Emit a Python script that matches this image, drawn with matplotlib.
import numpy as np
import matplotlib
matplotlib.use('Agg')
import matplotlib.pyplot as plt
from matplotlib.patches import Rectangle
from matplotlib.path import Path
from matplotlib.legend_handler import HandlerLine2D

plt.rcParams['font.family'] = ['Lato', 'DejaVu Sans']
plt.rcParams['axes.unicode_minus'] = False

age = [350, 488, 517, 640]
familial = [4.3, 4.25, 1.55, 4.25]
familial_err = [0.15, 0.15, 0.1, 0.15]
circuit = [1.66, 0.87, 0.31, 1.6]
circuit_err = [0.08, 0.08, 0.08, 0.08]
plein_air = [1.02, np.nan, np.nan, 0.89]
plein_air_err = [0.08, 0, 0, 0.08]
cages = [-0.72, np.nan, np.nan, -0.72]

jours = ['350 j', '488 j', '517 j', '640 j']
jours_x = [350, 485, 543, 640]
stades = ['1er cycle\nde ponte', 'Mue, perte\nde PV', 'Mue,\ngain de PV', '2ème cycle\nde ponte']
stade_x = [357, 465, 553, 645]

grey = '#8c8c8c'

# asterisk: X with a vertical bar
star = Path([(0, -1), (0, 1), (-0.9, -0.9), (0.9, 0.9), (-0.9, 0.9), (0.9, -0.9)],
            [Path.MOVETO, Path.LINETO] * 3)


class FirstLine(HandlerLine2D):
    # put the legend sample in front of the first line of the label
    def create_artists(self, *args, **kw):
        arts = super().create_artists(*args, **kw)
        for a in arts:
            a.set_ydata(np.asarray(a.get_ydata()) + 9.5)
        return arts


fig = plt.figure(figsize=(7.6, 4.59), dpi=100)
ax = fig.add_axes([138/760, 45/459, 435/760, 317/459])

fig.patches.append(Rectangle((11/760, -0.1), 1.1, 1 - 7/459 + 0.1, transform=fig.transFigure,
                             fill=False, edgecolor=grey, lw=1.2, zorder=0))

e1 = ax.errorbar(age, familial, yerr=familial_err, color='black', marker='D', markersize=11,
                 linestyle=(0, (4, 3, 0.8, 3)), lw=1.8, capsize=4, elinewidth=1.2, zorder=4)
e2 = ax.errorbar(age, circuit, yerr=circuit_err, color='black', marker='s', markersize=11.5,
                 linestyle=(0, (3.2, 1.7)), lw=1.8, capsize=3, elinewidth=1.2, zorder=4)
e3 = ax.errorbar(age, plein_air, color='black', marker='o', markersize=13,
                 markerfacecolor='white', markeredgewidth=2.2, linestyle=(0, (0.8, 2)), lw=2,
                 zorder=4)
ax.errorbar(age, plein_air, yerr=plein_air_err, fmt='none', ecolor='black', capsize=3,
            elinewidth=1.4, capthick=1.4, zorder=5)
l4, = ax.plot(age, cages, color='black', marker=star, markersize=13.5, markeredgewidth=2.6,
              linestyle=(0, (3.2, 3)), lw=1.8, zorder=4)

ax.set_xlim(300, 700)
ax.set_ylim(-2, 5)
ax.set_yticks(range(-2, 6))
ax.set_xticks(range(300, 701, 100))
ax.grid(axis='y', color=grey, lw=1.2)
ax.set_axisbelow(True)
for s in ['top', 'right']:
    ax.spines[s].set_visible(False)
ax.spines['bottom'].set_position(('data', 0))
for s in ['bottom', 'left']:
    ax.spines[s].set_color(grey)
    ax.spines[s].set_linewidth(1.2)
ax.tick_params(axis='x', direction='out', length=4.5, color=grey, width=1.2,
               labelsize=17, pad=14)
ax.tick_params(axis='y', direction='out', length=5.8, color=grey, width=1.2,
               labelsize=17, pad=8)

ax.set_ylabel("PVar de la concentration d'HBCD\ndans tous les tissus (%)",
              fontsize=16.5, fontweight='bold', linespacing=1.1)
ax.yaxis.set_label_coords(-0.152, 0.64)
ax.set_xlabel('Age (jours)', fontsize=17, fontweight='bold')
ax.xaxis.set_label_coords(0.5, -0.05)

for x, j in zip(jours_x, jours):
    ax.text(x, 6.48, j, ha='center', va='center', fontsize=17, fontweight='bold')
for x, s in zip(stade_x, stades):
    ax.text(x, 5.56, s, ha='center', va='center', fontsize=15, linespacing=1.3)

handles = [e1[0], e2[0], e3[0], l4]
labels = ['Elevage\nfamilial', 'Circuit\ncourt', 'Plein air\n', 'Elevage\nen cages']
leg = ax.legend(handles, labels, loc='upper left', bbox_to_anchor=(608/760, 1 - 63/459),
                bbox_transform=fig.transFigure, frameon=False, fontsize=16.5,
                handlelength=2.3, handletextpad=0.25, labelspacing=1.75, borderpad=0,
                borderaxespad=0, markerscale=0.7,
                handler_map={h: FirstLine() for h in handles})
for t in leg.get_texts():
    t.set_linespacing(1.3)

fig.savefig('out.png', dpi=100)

Written task: Extract all the material, leaving every line as it is.

Result of the task:
Emit a Python script that matches this image, drawn with matplotlib.
import numpy as np
import matplotlib
matplotlib.use('Agg')
import matplotlib.pyplot as plt
from matplotlib.patches import Rectangle
from matplotlib.path import Path
from matplotlib.legend_handler import HandlerLine2D

plt.rcParams['font.family'] = ['Lato', 'DejaVu Sans']
plt.rcParams['axes.unicode_minus'] = False

age = [350, 488, 517, 640]
familial = [4.3, 4.25, 1.55, 4.25]
familial_err = [0.15, 0.15, 0.1, 0.15]
circuit = [1.66, 0.87, 0.31, 1.6]
circuit_err = [0.08, 0.08, 0.08, 0.08]
plein_air = [1.02, np.nan, np.nan, 0.89]
plein_air_err = [0.08, 0, 0, 0.08]
cages = [-0.72, np.nan, np.nan, -0.72]

jours = ['350 j', '488 j', '517 j', '640 j']
jours_x = [350, 485, 543, 640]
stades = ['1er cycle\nde ponte', 'Mue, perte\nde PV', 'Mue,\ngain de PV', '2ème cycle\nde ponte']
stade_x = [357, 465, 553, 645]

grey = '#8c8c8c'

# asterisk: X with a vertical bar
star = Path([(0, -1), (0, 1), (-0.9, -0.9), (0.9, 0.9), (-0.9, 0.9), (0.9, -0.9)],
            [Path.MOVETO, Path.LINETO] * 3)


class FirstLine(HandlerLine2D):
    # put the legend sample in front of the first line of the label
    def create_artists(self, *args, **kw):
        arts = super().create_artists(*args, **kw)
        for a in arts:
            a.set_ydata(np.asarray(a.get_ydata()) + 9.5)
        return arts


fig = plt.figure(figsize=(7.6, 4.59), dpi=100)
ax = fig.add_axes([138/760, 45/459, 435/760, 317/459])

fig.patches.append(Rectangle((11/760, -0.1), 1.1, 1 - 7/459 + 0.1, transform=fig.transFigure,
                             fill=False, edgecolor=grey, lw=1.2, zorder=0))

e1 = ax.errorbar(age, familial, yerr=familial_err, color='black', marker='D', markersize=11,
                 linestyle=(0, (4, 3, 0.8, 3)), lw=1.8, capsize=4, elinewidth=1.2, zorder=4)
e2 = ax.errorbar(age, circuit, yerr=circuit_err, color='black', marker='s', markersize=11.5,
                 linestyle=(0, (3.2, 1.7)), lw=1.8, capsize=3, elinewidth=1.2, zorder=4)
e3 = ax.errorbar(age, plein_air, color='black', marker='o', markersize=13,
                 markerfacecolor='white', markeredgewidth=2.2, linestyle=(0, (0.8, 2)), lw=2,
                 zorder=4)
ax.errorbar(age, plein_air, yerr=plein_air_err, fmt='none', ecolor='black', capsize=3,
            elinewidth=1.4, capthick=1.4, zorder=5)
l4, = ax.plot(age, cages, color='black', marker=star, markersize=13.5, markeredgewidth=2.6,
              linestyle=(0, (3.2, 3)), lw=1.8, zorder=4)

ax.set_xlim(300, 700)
ax.set_ylim(-2, 5)
ax.set_yticks(range(-2, 6))
ax.set_xticks(range(300, 701, 100))
ax.grid(axis='y', color=grey, lw=1.2)
ax.set_axisbelow(True)
for s in ['top', 'right']:
    ax.spines[s].set_visible(False)
ax.spines['bottom'].set_position(('data', 0))
for s in ['bottom', 'left']:
    ax.spines[s].set_color(grey)
    ax.spines[s].set_linewidth(1.2)
ax.tick_params(axis='x', direction='out', length=4.5, color=grey, width=1.2,
               labelsize=17, pad=14)
ax.tick_params(axis='y', direction='out', length=5.8, color=grey, width=1.2,
               labelsize=17, pad=8)

ax.set_ylabel("PVar de la concentration d'HBCD\ndans tous les tissus (%)",
              fontsize=16.5, fontweight='bold', linespacing=1.1)
ax.yaxis.set_label_coords(-0.152, 0.64)
ax.set_xlabel('Age (jours)', fontsize=17, fontweight='bold')
ax.xaxis.set_label_coords(0.5, -0.05)

for x, j in zip(jours_x, jours):
    ax.text(x, 6.48, j, ha='center', va='center', fontsize=17, fontweight='bold')
for x, s in zip(stade_x, stades):
    ax.text(x, 5.56, s, ha='center', va='center', fontsize=15, linespacing=1.3)

handles = [e1[0], e2[0], e3[0], l4]
labels = ['Elevage\nfamilial', 'Circuit\ncourt', 'Plein air\n', 'Elevage\nen cages']
leg = ax.legend(handles, labels, loc='upper left', bbox_to_anchor=(608/760, 1 - 63/459),
                bbox_transform=fig.transFigure, frameon=False, fontsize=16.5,
                handlelength=2.3, handletextpad=0.25, labelspacing=1.75, borderpad=0,
                borderaxespad=0, markerscale=0.7,
                handler_map={h: FirstLine() for h in handles})
for t in leg.get_texts():
    t.set_linespacing(1.3)

fig.savefig('out.png', dpi=100)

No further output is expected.